Une politique de communication transparente envers les utilisateurs est également essentielle. L’éditeur doit informer rapidement ses clients des failles détectées, fournir des correctifs dans des délais raisonnables, et documenter clairement les procédures d’installation des mises à jour.
La gestion contractuelle du risque ne doit pas être négligée. Les contrats de licence et de maintenance doivent être rédigés avec soin, en définissant précisément les obligations de l’éditeur et les limites de sa responsabilité, dans le respect du cadre légal applicable.
L’importance de la traçabilité
La traçabilité des actions entreprises en matière de sécurité est cruciale pour l’éditeur.
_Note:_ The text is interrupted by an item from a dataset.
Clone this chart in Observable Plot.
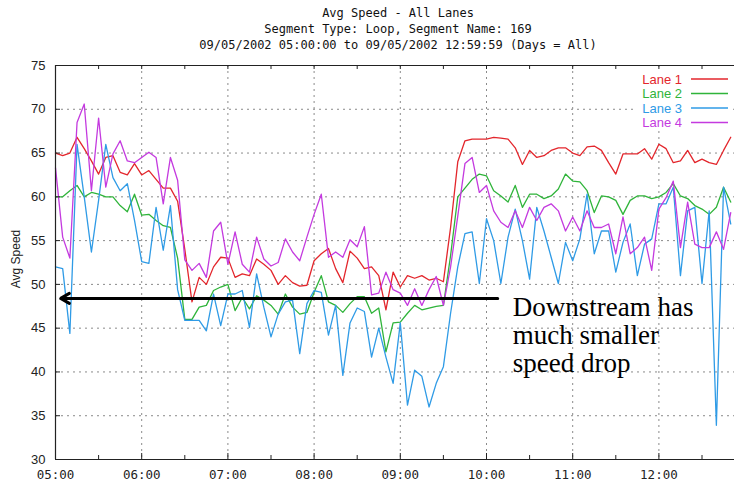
<!DOCTYPE html>
<html><head><meta charset="utf-8">
<script src="https://cdn.jsdelivr.net/npm/d3@7"></script>
<script src="https://cdn.jsdelivr.net/npm/@observablehq/plot@0.6"></script>
<style>body{margin:0;background:#fff} #chart{width:734px;height:486px}</style>
</head><body><div id="chart"></div>
<script>
const titleLines = ["Avg Speed - All Lanes", "Segment Type: Loop, Segment Name: 169", "09/05/2002 05:00:00 to 09/05/2002 12:59:59 (Days = All)"];
const yAxisLabel = "Avg Speed";
const laneNames = ["Lane 1", "Lane 2", "Lane 3", "Lane 4"];
const laneColors = ["#e3262c", "#2fb43a", "#2f9be6", "#c43adf"];
const startHour = 5;
const stepMinutes = 5;
const lane1 = [65,64.7,65,66.8,65.5,64.1,62.6,64.5,64.7,62.8,62.5,63.8,62.5,63,62,61,61,59.5,54,48,50.8,50,52,53.1,53,50.8,51.2,51,52.9,52.3,51.6,50,51,50.2,49.8,49.9,52.7,53.5,54.1,51.8,50.2,53.8,53,51.8,52,51,47.1,51.4,49.7,51,50.7,51,50.5,50.7,50.3,56.5,64,66.4,66.6,66.6,66.6,66.8,66.7,66.6,65.6,63.7,65.3,64.5,64.7,65.3,65.6,65.6,65,64.7,65.7,65.8,65.3,63.9,62.6,64.9,64.9,64.9,65.5,64.3,66,65.5,63.9,64.1,65.3,63.9,64.3,63.9,63.7,65.3,66.8];
const lane2 = [60,60,60.7,61.3,60,60.5,60.3,60,60,59,58.3,60.3,57.9,58,57.3,56.7,56.5,53,46,46,47.4,47.6,49.3,49.7,50,47,48.5,47.2,48.7,48.2,47.6,46.6,48.9,47.4,46.6,46.8,49.1,51,48,47.6,46.8,47.8,48.6,48.6,46.7,47.3,42.3,45.6,45.7,46.7,47.6,47.1,47.3,47.5,47.6,53.3,60,61,62,62.6,62.4,60.7,60.1,59.4,61.3,58.8,60.3,60.3,59.8,60.1,60.9,62.6,61.8,61.7,60.7,58.2,60.1,60,59.6,58,59.6,60.1,60.1,59.8,60,60.5,61.5,60.1,59.8,59,58.6,58,58.8,61.1,59.4];
const lane3 = [52,51.8,44.4,66,60,53.7,59.6,66,62.2,60.7,61.5,57.3,52.6,52.4,58.8,53.9,59,49.4,45.9,45.9,45.9,44.7,48.9,45.3,48.9,48.9,49.3,45.1,51.2,47.4,44,46.6,48,48.2,42.1,47.8,49.3,49.1,44.2,47.6,39.6,45.6,47.3,46.9,41.7,45,41.7,38.7,45.6,36.2,40.2,39.5,36,38.7,40.6,46.7,52,55.8,56,50.1,57.5,55,50.1,55.4,58.6,55,50.6,58.8,56.1,53.1,50.1,54.8,52.7,55.2,60.3,53.5,56.1,56.1,51.4,54.8,56.9,51,54.6,55.2,59.2,59.2,61.1,51,58.4,58.8,50.1,58.4,33.9,61.1,56.9];
const lane4 = [63.3,55.4,53,68.5,70.6,60.7,69,61.1,64.9,66.4,64.1,63.9,64.5,65.1,64.5,59.2,64.5,61.9,52.8,51.6,52.4,50.8,56.1,57.1,52.3,56,52.3,51.4,55.4,52.9,52.1,52.5,55.2,53.7,52.7,55.4,58,60.3,53.1,53.7,53.1,55.1,54.3,56.6,48.8,49,51.4,49.4,49,47.6,49.5,47.6,49.4,50.9,47.6,52,57.8,63.8,64.5,60.5,61.3,58.4,57.1,56.5,58.4,56.5,58.8,57.3,58.8,59.2,58.4,56.1,57.7,56.1,58.4,56.5,56.5,56.9,53.5,57.7,53.5,54.2,55.4,51.6,58.6,59.9,61.8,54.2,59.4,54.6,54.2,54.2,56,54,58.2];
const xTickHours = [5, 6, 7, 8, 9, 10, 11, 12];
const xTickLabels = ["05:00", "06:00", "07:00", "08:00", "09:00", "10:00", "11:00", "12:00"];
const halfHourTicks = [5.5, 6.5, 7.5, 8.5, 9.5, 10.5, 11.5, 12.5];
const yTicks = [30, 35, 40, 45, 50, 55, 60, 65, 70, 75];
const xDomain = [5, 12.877];
const yDomain = [30, 75];
const arrowStart = 10.13, arrowEnd = 5.06, arrowSpeed = 48.4;
const noteLines = ["Downstream has", "much smaller", "speed drop"];
const noteHour = 10.31, noteSpeed = 48.5;

const rows = [];
[lane1, lane2, lane3, lane4].forEach((vals, k) =>
  vals.forEach((v, i) => rows.push({lane: laneNames[k], t: startHour + i * stepMinutes / 60, v})));

const NS = "http://www.w3.org/2000/svg";
function el(name, attrs, text) {
  const e = document.createElementNS(NS, name);
  for (const k in attrs) e.setAttribute(k, attrs[k]);
  if (text != null) e.textContent = text;
  return e;
}
function legendMark(index, scales, values, dims) {
  const g = el("g", {});
  const right = dims.width - dims.marginRight;
  g.appendChild(el("rect", {x: right - 100, y: dims.marginTop + 5, width: 98, height: 60, fill: "#fff"}));
  laneNames.forEach((name, k) => {
    const y = dims.marginTop + 14 + 14.5 * k;
    g.appendChild(el("text", {x: right - 52, y: y + 4.5, "text-anchor": "end", fill: laneColors[k],
      "font-family": "Liberation Sans, Arial, sans-serif", "font-size": 13}, name));
    g.appendChild(el("line", {x1: right - 43, x2: right - 6, y1: y, y2: y, stroke: laneColors[k], "stroke-width": 1.4}));
  });
  return g;
}
function yLabelMark(index, scales, values, dims) {
  const cy = scales.y(52.5) - 3;
  return el("text", {transform: `translate(20,${cy}) rotate(-90)`, "text-anchor": "middle",
    "font-family": "Liberation Sans, Arial, sans-serif", "font-size": 12, fill: "#222"}, yAxisLabel);
}
function noteMark(index, scales, values, dims) {
  const x0 = scales.x(noteHour), y0 = scales.y(noteSpeed);
  const t = el("text", {transform: `translate(${x0},${y0})`, "text-anchor": "start",
    "font-family": "Liberation Serif, Times New Roman, serif", "font-size": 27, fill: "#000"});
  noteLines.forEach((line, i) => {
    const ts = el("tspan", {x: 0, y: 19 + 28 * i}, line);
    t.appendChild(ts);
  });
  return t;
}

const chart = Plot.plot({
  width: 734, height: 486,
  marginTop: 65, marginBottom: 27, marginLeft: 55, marginRight: 0,
  x: {domain: xDomain},
  y: {domain: yDomain},
  color: {domain: laneNames, range: laneColors},
  style: {background: "#fff", overflow: "visible"},
  marks: [
    Plot.ruleY(yTicks.filter(d => d > yDomain[0] && d < yDomain[1]), {stroke: "#8a8a8a", strokeDasharray: "2,4", strokeWidth: 1}),
    Plot.ruleX(xTickHours.filter(d => d > xDomain[0]), {stroke: "#8a8a8a", strokeDasharray: "2,4", strokeWidth: 1}),
    Plot.line(rows, {x: "t", y: "v", z: "lane", stroke: "lane", strokeWidth: 1.3}),
    Plot.ruleX([xDomain[0]], {stroke: "#222", strokeWidth: 1.2}),
    Plot.ruleY([yDomain[0], yDomain[1]], {stroke: "#222", strokeWidth: 1.2}),
    Plot.ruleX(xTickHours, {stroke: "#222", insetTop: 388}),
    Plot.ruleX(halfHourTicks, {stroke: "#222", insetTop: 390}),
    Plot.ruleX(xTickHours.concat(halfHourTicks), {stroke: "#222", insetBottom: 390}),
    Plot.ruleY(yTicks, {stroke: "#222", insetRight: 674}),
    Plot.axisX({ticks: xTickHours, tickSize: 0, tickPadding: 11, label: null,
      tickFormat: d => xTickLabels[xTickHours.indexOf(d)],
      fontFamily: "DejaVu Sans Mono, monospace", fontSize: 12.5, fill: "#222"}),
    Plot.axisY({ticks: yTicks, tickSize: 0, tickPadding: 10, label: null,
      fontFamily: "Liberation Sans, Arial, sans-serif", fontSize: 13, fill: "#222"}),
    yLabelMark,
    Plot.text([titleLines.join("\n")], {frameAnchor: "top", lineAnchor: "top", dx: 3, dy: -60, lineHeight: 1.33,
      fontFamily: "DejaVu Sans Mono, monospace", fontSize: 12, fill: "#111"}),
    Plot.arrow([{x1: arrowStart, x2: arrowEnd, y: arrowSpeed}], {x1: "x1", x2: "x2", y1: "y", y2: "y",
      stroke: "#000", strokeWidth: 3, headLength: 5}),
    noteMark,
    legendMark
  ]
});
document.getElementById("chart").appendChild(chart);
</script>
</body></html>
En cas de litige, il devra être en mesure de démontrer sa diligence et le respect de ses obligations.
- Documenter les processus de développement et de test
- Conserver les logs des interventions de maintenance
- Archiver les communications avec les clients concernant les mises à jour
En définitive, la responsabilité des éditeurs de logiciels pour les défauts dans les mises à jour de sécurité s’inscrit dans un contexte juridique en pleine mutation. Entre renforcement des obligations et nécessité d’innovation, les éditeurs doivent trouver un équilibre délicat. Une approche proactive, combinant rigueur technique, transparence et gestion juridique avisée, apparaît comme la meilleure stratégie pour naviguer dans cet environnement complexe. L’évolution du cadre réglementaire dans les années à venir sera déterminante pour définir les contours précis de cette responsabilité, au cœur des enjeux de confiance numérique.